Well I have become an iPod people despite my previous post on the subject. For the last couple of months I had been looking for a good hard drive based digital music player. I have been ripping CDs to my hard drive for many years now and I have also maintained copies of these files on my work computer so that I would also have my whole music library there also. I had almost filled up the drive on my computer at work and knew it was time to go with another solution. When iTunes 4.9 was released with Podcasting I decided to check it out its capabilities as a music library. Not having to run a separate program for detecting and downloading new Podcasts is definitely a more integrated idea. I have used many different software players with various music libraries over the years. I had used Winamp back when it was version 1 to play back songs in wav format I had recorded to my hard drive to practice playing my guitar with.
I found that the iTunes music library was on par with Winamp’s and I liked how it could easily select by genre. My music collection is rather diverse from Classical, Chant, Mississippi delta blues, Classic Rock, to heavier rock and the ability to separate the music is a plus. One nice feature is its Podcasting playback is that if you leave a downloaded Podcast in the middle of playing it to play something else, that if you go back and play it again it starts where it left off. Though I do have some gripes about iTunes. How in the world do you make a software based player now without it being skinable? There is also no easy way to go from normal mode to mini-mode except to select the player and Ctrl-M. I would think that there should be a button to easily do this. Another thing missing is a right-click context menu listing various features. The same goes for mini-mode. Another annoyance is that if you choose to convert an mp3 to aac it won’t automatically delete it afterwards. There should be an option to choose how you want this to happen. What I consider to be pretty silly is that you can have album art for a song, yet there is no way to automatically get the album art. You would think they would have this linked to the iTunes website.
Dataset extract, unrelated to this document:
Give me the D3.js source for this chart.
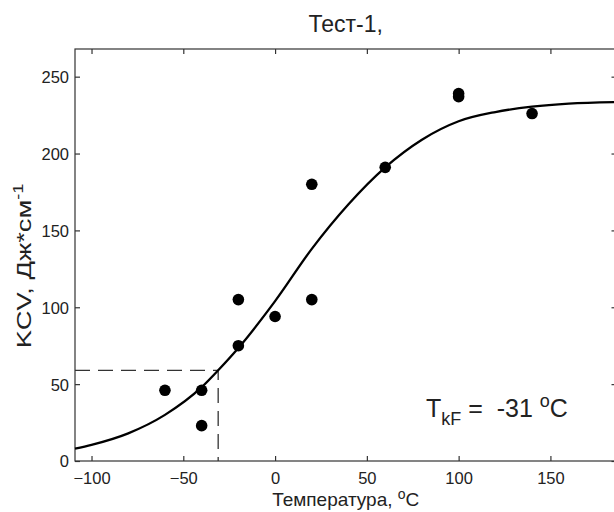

You have to get the art yourself and then drag it into the album art area. One interesting thing is that it actually stores the album art within the tracks ID3 tag and the album art is displayed on the new iPods along with the song information. Overall I was impressed enough with iTunes to make it my primary music manager, though it took quite a while (about two days) to convert all my CDs in wma format to aac.
The other factor that got me to finally consider the iPod was the new larger hard drive sizes. A 20gig iPod was pretty much worthless to me considering I already had a 30gig plus music collection. I have also been using solid-state mp3 players to transfer files back and forth from work and so I wanted to also have plenty of room to do this also. Being that I am pretty cheap (my CD collection is primarily used CDs) the price factor on the 60gig iPod was rather steep, though considering that for $100 more you get three times the space available as the normal iPod and it has room to grow with my music collection I bit the bullet. Overall I am pretty impressed with the iPod. The color screen is really nice and even has the ability to view photos. Once you get use to the touch sensitive click wheel you can really appreciate how innovative this technology is to rapidly interact with your music library and to set the various options.
The only real faults I have with the iPod is that for such a pricey gadget that it doesn’t include a case. I have had multiple players and every single one from my first mp3 CD player on up had a case. Another annoyance is that when you plug it into your computer and later detach it that it does not remember where you left off. So if you were in the middle of a playlist or an audio recording you have to manually select it again. It would be nice if it worked similar to the way iTunes does with Podcasts in remembering the position you left off. For the last couple of months I have been using text-to-speech software to convert articles and other material to mp3s. I converted the new Vatican document INSTRUMENTUM LABORIS to mp3 to listen to while I work out. The mp3 was about 3 hours long and while the click dial is overall excellent for rapidly panning through a digital sound file it would be nicer to not have to do it.
Now if I am wrong about any of my critiques please let me know.